For REITs it is not that simple. You need also to check the DPR for Funds from Operations (FFO) and Adjusted Funds from Operations (AFFO). For this stock the applicable DPR for 2014 for FFO is 58.5% and for AFFO is 69.3%. The corresponding 5 year median ratios are 58.6% for FFO and 68.3% for FFO.
Of course none of this is an exact science. This is because EPS does not always give you a good handle on the REITs ability to pay distributions. Also, for REITs the EPS was affected by the 2011 change to the IFRS accounting rules. The FFO used to be called Distributable Income (or some variation) and the rules for calculating it have changed over time. The AFFO is the latest version of FFO.
The outstanding shares have increased by 1.8% and 2.6% per year over the past 5 and 10 years. This makes per share values a better indicator of this company’s growth. Growth over the past 5 years is less than the growth over the past 10 years. Growth over the past 5 years has been low, but EPS and CFPS values are volatile so the 5 year running growth rates might be better indicators of growth for these measures.
Revenue per Share has grown at 1.5% and 3.1% per year over the past 5 and 10 years. Revenue is better with growth at 3.3% and 5.8% per year over the past 5 and 10 years.
If you look at EPS the growth is 1.8% and 8.7% per year over the past 5 and 10 years. EPS has been volatile, especially over the past 5 years. Using the 5 year running averages, growth is at 6.3% and 3.5% per year over the past 5 and 10 years.
Growth in FFO and AFFO is moderate. The FFO growth is at 5.1% and 7.6% per year over the past 5 and 10 years. AFFO growth is at 4.7% and 6.3% per year over the past 5 and 10 years.'
Growth in Cash flow is 1.65 and 4.8% per year over the past 5 and 10 years. However, it is better using the 5 year running averages which has growth at 4.8% and 6.7% per year over the past 5 and 10 years. The Cash Flows have been volatile.
For this company, the Debt Ratio and Leverage and Debt/Equity Ratios are currently good. Debt Ratio for 2014 is 2.58 and the 5 year median is 1.87. The Leverage and Debt/Equity Ratios are low for 2014 at 1.63 and 0.63. The corresponding 5 year median ratios are higher and a bit high at 2.59 and 1.59. However, the median values are not unusual for REITs.

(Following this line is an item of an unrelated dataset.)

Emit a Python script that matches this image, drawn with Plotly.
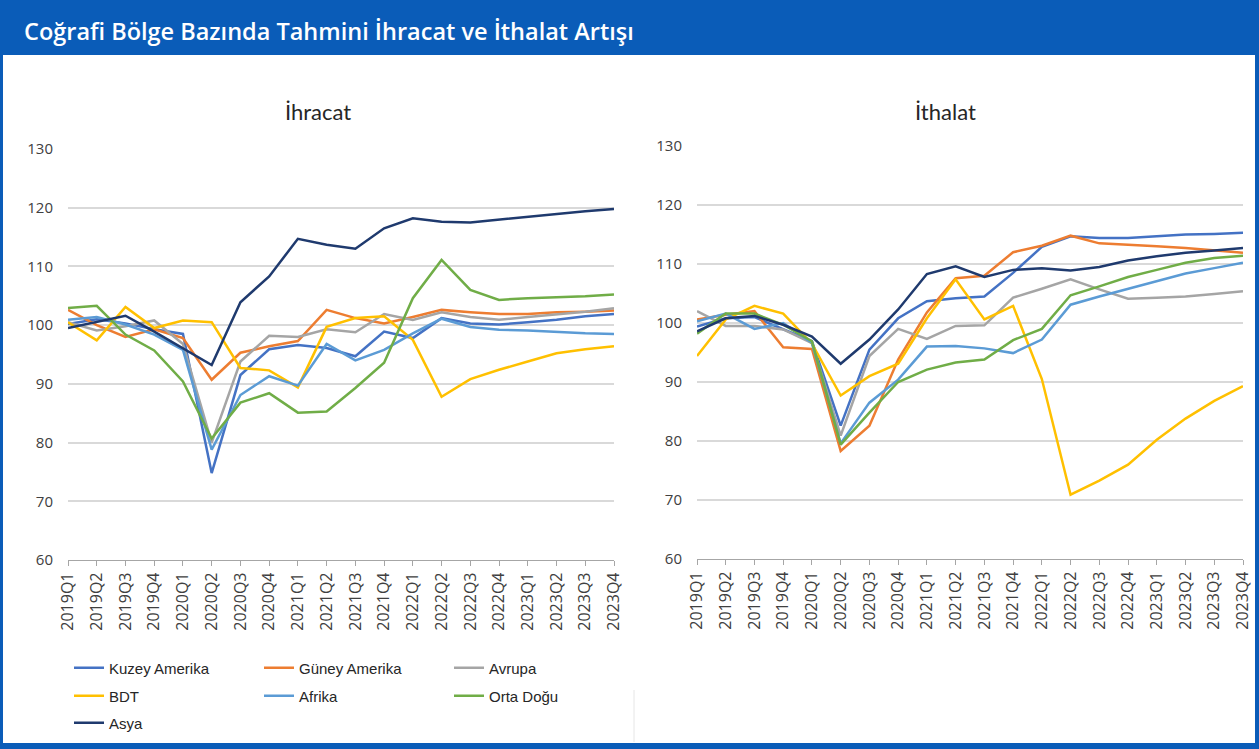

The total distribution increases in 2013 and 2014 were at 7.9% and 9.3% respectively. These are quite high, but there is no indication that this is causing any problems. Analysts expect, using the current $1.75 yearly distribution for the DPR for EPS to be around 55%, for FFO to be around 57.7% and for AFFO to be around 62.9% this year.
Sound bite for Twitter and StockTwits is: Core REIT holding. This REIT has done well in the past and there is no reason to expect anything less than a solid performance in the future. However, it does have exposure to the Canadian west and there are current problems with oil prices. See my spreadsheet at ref.htm.
This is the first of two parts. The second part will be posted on Tuesday, March 10, 2015 and will be available here. The first part talks about the stock and the second part talks about the stock price.
Canadian Real Estate Investment Trust is an equity real estate trust, which acquires and owns a portfolio of income-producing properties. It specializes in the acquisition and ownership of community shopping centers, industrial and office properties across Canada. This company owns office, industrial, retail properties and some miscellaneous items such as apartment buildings. Its web site is here CDN Real Estate.
This blog is meant for educational purposes only, and is not to provide investment advice. Before making any investment decision, you should always do your own research or consult an investment professional. I do research for my own edification and I am willing to share. I write what I think and I may or may not be correct.